There are so many issues that this article raises such as co-infections caused by ticks.  These co-infections have the capacity to make humans extremely sick, or worse still can kill, hence my concern about the Australian government’s lack of acknowledgement of this pandemic disease and its none acceptance on the Notifiable Disease Register.

Added to this is the incidences of dogs dying from tick bites.  And they do.  Symptoms of tick bites in dogs includes fever, loss of appetite, lethargy or depression, coughing, retching, or vomiting, difficulty in breathing or rapid breathing, arthritis/swelling in joints, and lack of co-ordination in the hind legs to name a few.  Sound familiar?

And as far back as 1894 Redwater disease, carried by ticks, killed up to 90 per cent of cattle in some areas of Queensland.

In Australia, individuals, couples, and whole families are suffering from Lyme disease (or Lyme disease like illness) and its co-infections.  Many have been diagnosed, many have not.  Many have gotten better, many have not.  Many have traveled overseas for treatment (costing considerable amounts of money), many have not (because treating Australian Lyme physicians have either too many patients or are no longer able to treat).  Many simply remain ill because they cannot afford the out of pocket expenses which are incurred, living in a kind of no mans land in a first world country which accepts that the disease will severely affect animals but not humans.

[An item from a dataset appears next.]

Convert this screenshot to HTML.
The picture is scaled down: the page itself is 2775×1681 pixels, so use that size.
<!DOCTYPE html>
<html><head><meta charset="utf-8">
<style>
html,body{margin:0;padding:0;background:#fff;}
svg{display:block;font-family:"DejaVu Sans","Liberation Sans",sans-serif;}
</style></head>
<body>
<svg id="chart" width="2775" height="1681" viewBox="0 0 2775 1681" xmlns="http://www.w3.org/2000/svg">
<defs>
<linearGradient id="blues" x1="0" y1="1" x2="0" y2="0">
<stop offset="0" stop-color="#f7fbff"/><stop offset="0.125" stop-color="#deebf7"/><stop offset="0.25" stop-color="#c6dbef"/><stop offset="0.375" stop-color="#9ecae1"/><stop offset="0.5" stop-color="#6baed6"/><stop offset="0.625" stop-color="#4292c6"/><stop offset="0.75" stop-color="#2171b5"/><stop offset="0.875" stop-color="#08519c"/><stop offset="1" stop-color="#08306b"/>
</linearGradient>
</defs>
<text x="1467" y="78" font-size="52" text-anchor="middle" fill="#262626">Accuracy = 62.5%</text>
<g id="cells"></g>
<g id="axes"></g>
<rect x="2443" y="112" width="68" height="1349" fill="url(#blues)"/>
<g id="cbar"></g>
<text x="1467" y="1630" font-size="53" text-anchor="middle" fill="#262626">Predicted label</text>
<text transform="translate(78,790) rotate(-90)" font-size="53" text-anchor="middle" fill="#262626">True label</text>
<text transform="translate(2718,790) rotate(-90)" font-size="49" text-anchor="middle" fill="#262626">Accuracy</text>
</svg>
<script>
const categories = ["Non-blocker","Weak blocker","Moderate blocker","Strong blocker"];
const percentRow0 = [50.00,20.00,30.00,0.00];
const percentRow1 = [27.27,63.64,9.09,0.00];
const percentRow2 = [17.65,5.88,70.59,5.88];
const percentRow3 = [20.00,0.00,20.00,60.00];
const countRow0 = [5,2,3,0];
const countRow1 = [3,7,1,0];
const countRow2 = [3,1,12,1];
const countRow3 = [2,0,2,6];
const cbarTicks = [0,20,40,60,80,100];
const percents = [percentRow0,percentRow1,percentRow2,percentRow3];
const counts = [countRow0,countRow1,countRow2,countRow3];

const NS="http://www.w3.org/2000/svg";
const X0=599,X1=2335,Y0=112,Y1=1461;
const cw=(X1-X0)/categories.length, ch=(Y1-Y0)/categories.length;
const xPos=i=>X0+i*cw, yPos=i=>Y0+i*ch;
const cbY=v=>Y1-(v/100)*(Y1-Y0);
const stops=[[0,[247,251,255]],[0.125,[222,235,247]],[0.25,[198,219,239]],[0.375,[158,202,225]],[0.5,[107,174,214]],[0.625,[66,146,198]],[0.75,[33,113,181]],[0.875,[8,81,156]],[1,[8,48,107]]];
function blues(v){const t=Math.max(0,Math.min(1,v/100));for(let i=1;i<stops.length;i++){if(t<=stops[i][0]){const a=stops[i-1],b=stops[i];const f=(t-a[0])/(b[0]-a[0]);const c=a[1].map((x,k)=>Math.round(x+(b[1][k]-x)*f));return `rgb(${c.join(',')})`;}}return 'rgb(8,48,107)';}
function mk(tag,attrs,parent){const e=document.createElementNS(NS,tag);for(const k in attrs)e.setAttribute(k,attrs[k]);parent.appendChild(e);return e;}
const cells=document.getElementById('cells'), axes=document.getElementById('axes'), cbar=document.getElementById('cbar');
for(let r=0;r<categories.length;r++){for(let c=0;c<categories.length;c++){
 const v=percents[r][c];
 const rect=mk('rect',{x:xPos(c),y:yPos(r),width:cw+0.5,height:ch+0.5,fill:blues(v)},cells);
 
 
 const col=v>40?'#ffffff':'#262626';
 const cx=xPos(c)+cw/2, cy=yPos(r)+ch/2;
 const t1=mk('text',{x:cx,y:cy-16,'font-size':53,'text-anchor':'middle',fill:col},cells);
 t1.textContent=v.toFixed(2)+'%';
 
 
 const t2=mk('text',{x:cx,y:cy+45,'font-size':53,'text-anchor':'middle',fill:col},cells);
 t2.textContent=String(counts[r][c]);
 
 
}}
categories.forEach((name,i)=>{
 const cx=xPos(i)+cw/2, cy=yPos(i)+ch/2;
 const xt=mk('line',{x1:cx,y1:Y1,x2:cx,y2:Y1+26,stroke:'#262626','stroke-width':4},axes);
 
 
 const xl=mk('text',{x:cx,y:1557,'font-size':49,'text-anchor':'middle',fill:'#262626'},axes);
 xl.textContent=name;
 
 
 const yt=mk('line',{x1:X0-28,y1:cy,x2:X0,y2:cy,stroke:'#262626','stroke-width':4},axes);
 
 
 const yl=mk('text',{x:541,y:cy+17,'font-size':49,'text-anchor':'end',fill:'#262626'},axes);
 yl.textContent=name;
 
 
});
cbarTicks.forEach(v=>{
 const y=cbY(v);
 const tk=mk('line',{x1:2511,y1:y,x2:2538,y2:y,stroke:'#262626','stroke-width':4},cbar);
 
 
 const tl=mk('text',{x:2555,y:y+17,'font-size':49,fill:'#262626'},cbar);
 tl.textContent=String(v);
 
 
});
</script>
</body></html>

The moral of this story is (as the article explains) prevention, prevention, prevention.  Be aware Lyme disease is alive and well in Australia.

Article by Anne Ryan.  Opinions in this article are mine and do not reflect the opinions of the LDAA.

In March, 2018 the LDAA published a blog on methods of tick removal by Nikki and Stephen Coleman – Methods of tick removal: A systematic review of the literature – which describes the best way to remove ticks, should you encounter them.  The conclusion reached after a systematic review of the published literature on tick removal is that the current accepted medical practice endorsed by the WHO and the CDC is to remove the tick by mechanical means as soon as possible after the tick is detected. This involves gripping the tick around the mouthparts using either fine-tipped tweezers or a reputable commercially produced tick removal tool to pull the tick away from the site of attachment. The area around the tick bite should then be thoroughly disinfected. Some methods of removal, such as applying chemicals to the tick, or injecting local anaesthetic at the attachment site, have been thoroughly discredited. A more recently suggested method of removal, of freezing the tick and allowing it to detach by itself, shows some promise, particularly with regard to preventing anaphylaxis. However more research into this method must be undertaken before it can be considered to be superior to mechanical removal methods. Until further scientific research is conducted, it is recommended that authorities continue to endorse the currently internationally accepted medical practice of mechanical removal of ticks as soon as possible, for people without diagnosed anaphylactic allergies to tick bites.